The Tiny Republic That Seceded from America AND Canada

The Tiny Republic That Seceded from America AND Canada


In 1832, about 300 people living in north-north (that’s kind of like north-east or north-west, but means really, really north) New Hampshire looked at the United States, looked at British Canada, and said, “You know what? We’re good. Let’s be our own country.” Then, unlike most complainers, they actually did it. They wrote a constitution, elected a government, raised a militia, and ran a sovereign republic for three years. It took an armed invasion to end the whole thing. Welcome to the Republic of Indian Stream. Yeah, it was temporary, but they outlasted the longevity of the Crimean People’s Republic back in 1917. That only lasted a few months.

The Treaty That Couldn’t Draw a Straight Line

This affair traces back to the 1783 Treaty of Paris, which ended the Revolutionary War. The treaty defined part of the US-Canada border as running along the “northwesternmost head of the Connecticut River.” It sounds specific enough, right? Except three different streams all claim to be the headwaters. Pick one and you get America. Pick another, and you get Canada. Pick the third, and you get a strip of wilderness where nobody can agree who owns the place. For about fifty years, that ambiguity was mostly a shrug. The area was remote, heavily forested, and populated by a few hundred subsistence farmers who just wanted to be left alone. But by the early 1830s, both governments figured out these people existed, and both started demanding taxes. Typical governments. Canadian authorities wanted duties. New Hampshire wanted property taxes. The same 300 families were getting squeezed by two countries, neither of which could prove it actually owned the place.
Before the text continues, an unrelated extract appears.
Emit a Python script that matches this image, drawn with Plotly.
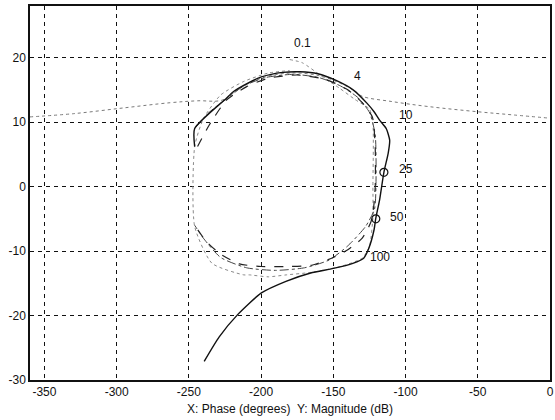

”Fine, We’ll Be Our Own Country”

On July 9, 1832, the residents did what any reasonable group of overtaxed frontier farmers would do. They declared independence from everybody. The constitution they drafted wasn’t some scribbled note on birch bark, either. It had a bill of rights, a five-person governing council, an elected assembly, and a functioning court system. They even raised a 41-man militia, which meant roughly one out of every seven citizens was armed and on call. Per capita, that’s a better ratio than most actual countries. For three years, the Republic of Indian Stream governed itself. They settled disputes, collected their own taxes, and told both the US and British Canada to pound sand and snow, respectively.
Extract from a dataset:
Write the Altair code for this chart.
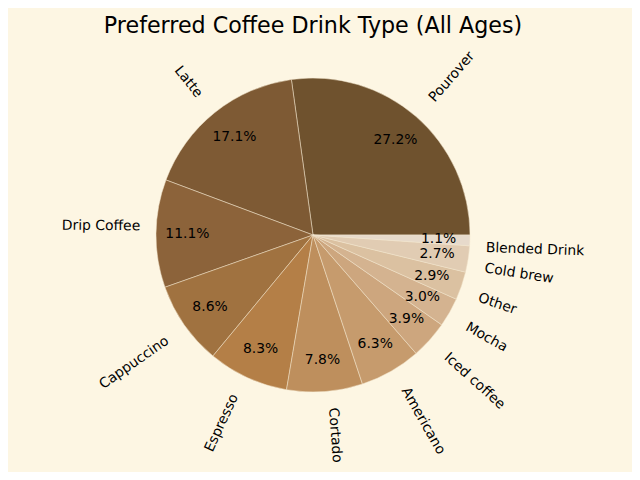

A Hardware Store Debt Ruins Everything

Sounds great, right? So you already know it couldn’t last. In 1835, a British sheriff crossed into Indian Stream territory to arrest a resident over an unpaid debt at a hardware store. The Streamers didn’t take kindly to foreign law enforcement. They shot the deputy and sabered the magistrate. New Hampshire suddenly decided it cared very much about this particular stretch of wilderness and sent the militia to occupy the territory. The republic was done. A 41-guy militia doesn’t get very far against an actual state. The border question dragged on another seven years until the Webster-Ashburton Treaty of 1842 finally drew the line and handed the land to the United States.

Still There

The republic is gone, but the place isn’t. It’s Pittsburg, New Hampshire, now, population about 800. At 282 square miles, it’s the biggest town in the state by area. There’s a historical marker where America’s most successful, if short-lived, breakaway republic once stood. Three hundred farmers who got tired of being taxed by two countries built their own, and made it work until somebody got shot over a hardware store bill. You have to admit, the whole thing sounds very American, so it seems logical that the Republic of Indian Stream ended up here.